YOUR OBJECTIVE:
Include the line containing "plt.rcParams['axes.unicode_minus'] = False" and all lines before it, repeated exactly from the listing below, without pictures.

##### DATA LINES

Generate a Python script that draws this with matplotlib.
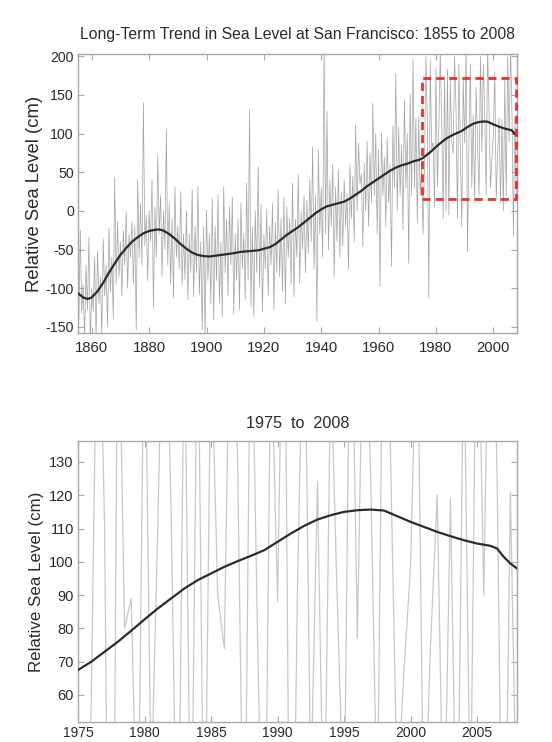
import numpy as np
import matplotlib
matplotlib.use("Agg")
import matplotlib.pyplot as plt
from matplotlib.patches import Rectangle

plt.rcParams['font.family'] = ['Liberation Sans', 'DejaVu Sans']
plt.rcParams['axes.unicode_minus'] = False

# ---- data -------------------------------------------------------------
# semi-annual samples of relative sea level (cm), starting 1855.0
sea_start = 1855.0
sea_step = 0.5
sea_level = [
    -80, -140, -25, -132, -95, -165, -70, -128, -34, -170,      # 1855-59
    -100, -130, -60, -165, -51, -120, -85, -160, -36, -110,     # 1860-64
    -70, -150, -22, -105, -60, -140, 43, -95, -14, -85,         # 1865-69
    -40, -110, -25, -70, -1, -100, -30, -60, -14, -95,          # 1870-74
    -20, -154, 40, -60, 10, -70, 140, -45, -5, -90,             # 1875-79
    0, -40, 40, -126, 5, -60, 72, -30, 20, -85,                 # 1880-84
    0, -50, 105, -70, 10, -95, -10, -113, 31, -60,              # 1885-89
    -20, -75, 25, -95, -30, -89, 0, -115, -30, -80,             # 1890-94
    27, -111, -20, -80, 31, -108, -40, -154, -20, -165,         # 1895-99
    1, -90, -30, -120, 16, -141, -20, -90, 21, -120,            # 1900-04
    -40, -137, 31, -80, -10, -110, 5, -70, 18, -133,            # 1905-09
    -30, -90, -10, -128, 10, -75, -30, -115, 36, -90,           # 1910-14
    131, -124, -20, -137, 0, -80, 57, -100, 9, -130,            # 1915-19
    -30, -75, 1, -110, -20, -70, 10, -128, -15, -80,            # 1920-24
    27, -85, -10, -105, 18, -120, 5, -60, -10, -95,             # 1925-29
    36, -111, -11, -60, 47, -94, 0, -50, 20, -80,               # 1930-34
    14, -55, 40, -40, 83, -75, 20, -143, 79, -30,               # 1935-39
    30, -60, 215, -30, 129, -50, 40, -20, 60, -85,              # 1940-44
    31, -40, 53, -60, 25, -45, 40, -20, 23, -76,                # 1945-49
    60, -10, 45, -40, 111, 0, 88, 35, 48, -46,                  # 1950-54
    62, 0, 90, -20, 75, 10, 139, 20, 100, -30,                  # 1955-59
    80, -98, 101, 20, 70, -20, 95, 10, 60, -72,                 # 1960-64
    110, 30, 178, 0, 109, 20, 85, -24, 144, 30,                 # 1965-69
    100, -68, 152, 20, 196, 30, 120, -16, 122, 20,              # 1970-74
    56, -30, 59, 200, 111, -113, 195, 80, 89, 5,                # 1975-79
    185, 30, 111, 205, 115, -10, 175, 0, 183, -5,               # 1980-84
    170, 90, 74, 200, 130, -10, 190, 77, -21, 170,              # 1985-89
    88, 210, -53, 93, 190, 30, 124, 10, 160, 87,                # 1990-94
    20, 200, 77, 190, 126, 20, 210, 131, 30, 67,                # 1995-99
    99, 180, 14, 75, 120, 10, 119, 0, 170, 20,                  # 2000-04
    200, 90, 210, 127, -33, 121,                                # 2005-07
    16,                                                         # 2008
]

# long-term trend (smoothed curve)
trend_years = [1855, 1857, 1858.5, 1860, 1862, 1864, 1866, 1868, 1870, 1872,
               1874, 1876, 1878, 1880, 1882, 1883.5, 1885, 1887, 1889, 1891,
               1893, 1895, 1897, 1899, 1901, 1903, 1906, 1909, 1912, 1915,
               1918, 1920, 1922, 1924, 1926, 1928, 1930, 1932, 1934, 1936,
               1938, 1940, 1942, 1944, 1946, 1948, 1950, 1952, 1954, 1956,
               1958, 1960, 1962, 1964, 1966, 1968, 1970, 1972, 1974,
               1975, 1976, 1977, 1978, 1979, 1980, 1981, 1982, 1983, 1984,
               1985, 1986, 1987, 1988, 1989, 1990, 1991, 1992, 1993, 1994,
               1995, 1996, 1997, 1998, 1999, 2000, 2001, 2002, 2003, 2004,
               2005, 2006, 2006.5, 2007, 2007.5, 2008]
trend_vals = [-106, -112, -114, -112, -104, -93, -80, -68, -57, -48,
              -40, -34, -29, -26, -24.5, -24, -25.5, -30, -36, -43,
              -49, -54, -57, -58.5, -59, -58, -56.5, -55, -53, -52,
              -51, -49, -47, -43, -37, -31, -26, -21, -15, -9,
              -3, 2, 6, 8, 10, 12, 16, 21, 26, 32,
              37, 42, 47, 52, 56, 59, 61, 64, 66,
              67.5, 70, 73, 76, 79.3, 82.7, 86, 89, 92, 94.5,
              96.5, 98.5, 100.2, 101.8, 103.5, 106, 108.5, 110.8, 112.7, 114,
              115, 115.5, 115.7, 115.4, 113.7, 112, 110.5, 109, 107.7, 106.5,
              105.5, 104.8, 104, 101.5, 99.5, 98]

# zoom box (years, cm)
box_x = [1975, 2008]
box_y = [16, 172]

top_xticks = [1860, 1880, 1900, 1920, 1940, 1960, 1980, 2000]
top_yticks = [-150, -100, -50, 0, 50, 100, 150, 200]
bot_xticks = [1975, 1980, 1985, 1990, 1995, 2000, 2005]
bot_yticks = [60, 70, 80, 90, 100, 110, 120, 130]

# ---- plot -------------------------------------------------------------
sea_t = sea_start + sea_step * np.arange(len(sea_level))

fig = plt.figure(figsize=(5.52, 7.42), dpi=100)
ax1 = fig.add_axes([0.1413, 0.5512, 0.7953, 0.3760])
ax2 = fig.add_axes([0.1413, 0.0270, 0.7953, 0.3787])

spine_c = '#a8a8a8'
txt_c = '#2a2a2a'

def style(ax, xfs, yfs, xpad=3):
    for s in ax.spines.values():
        s.set_color(spine_c)
        s.set_linewidth(1.0)
    ax.tick_params(direction='in', length=4, width=0.8, color=spine_c,
                   top=True, right=True, labelcolor=txt_c)
    ax.tick_params(axis='x', labelsize=xfs, pad=xpad)
    ax.tick_params(axis='y', labelsize=yfs, pad=3)

# top panel
ax1.plot(sea_t, sea_level, color='#a2a2a2', lw=0.5, zorder=2)
ax1.plot(trend_years, trend_vals, color='#2b2b2b', lw=1.6, zorder=3)
ax1.add_patch(Rectangle((box_x[0], box_y[0]), box_x[1] - box_x[0],
                        box_y[1] - box_y[0], fill=False,
                        edgecolor='#e8312f', lw=2.0,
                        linestyle=(0, (2.9, 1.8)), zorder=4, clip_on=False))
ax1.set_xlim(1855.2, 2008.25)
ax1.set_ylim(-158, 203)
ax1.set_xticks(top_xticks)
ax1.set_yticks(top_yticks)
style(ax1, 10.7, 10.2, xpad=6)
ax1.set_ylabel('Relative Sea Level (cm)', fontsize=13.3, color=txt_c, labelpad=2)
ax1.set_title('Long-Term Trend in Sea Level at San Francisco: 1855 to 2008',
              fontsize=11.3, color=txt_c, pad=11)

# bottom panel
ax2.plot(sea_t, sea_level, color='#c8c8c8', lw=0.9, zorder=2)
ax2.plot(trend_years, trend_vals, color='#2b2b2b', lw=1.6, zorder=3)
ax2.set_xlim(1975, 2008)
ax2.set_ylim(51.9, 136.3)
ax2.set_xticks(bot_xticks)
ax2.set_yticks(bot_yticks)
style(ax2, 10.0, 10.5)
ax2.set_ylabel('Relative Sea Level (cm)', fontsize=12.2, color=txt_c, labelpad=4)
ax2.set_title('1975  to  2008', fontsize=11.6, color=txt_c, pad=9)

fig.savefig('out.png', dpi=100)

##########

SOLUTION FOR THIS TASK:
Generate a Python script that draws this with matplotlib.
import numpy as np
import matplotlib
matplotlib.use("Agg")
import matplotlib.pyplot as plt
from matplotlib.patches import Rectangle

plt.rcParams['font.family'] = ['Liberation Sans', 'DejaVu Sans']
plt.rcParams['axes.unicode_minus'] = False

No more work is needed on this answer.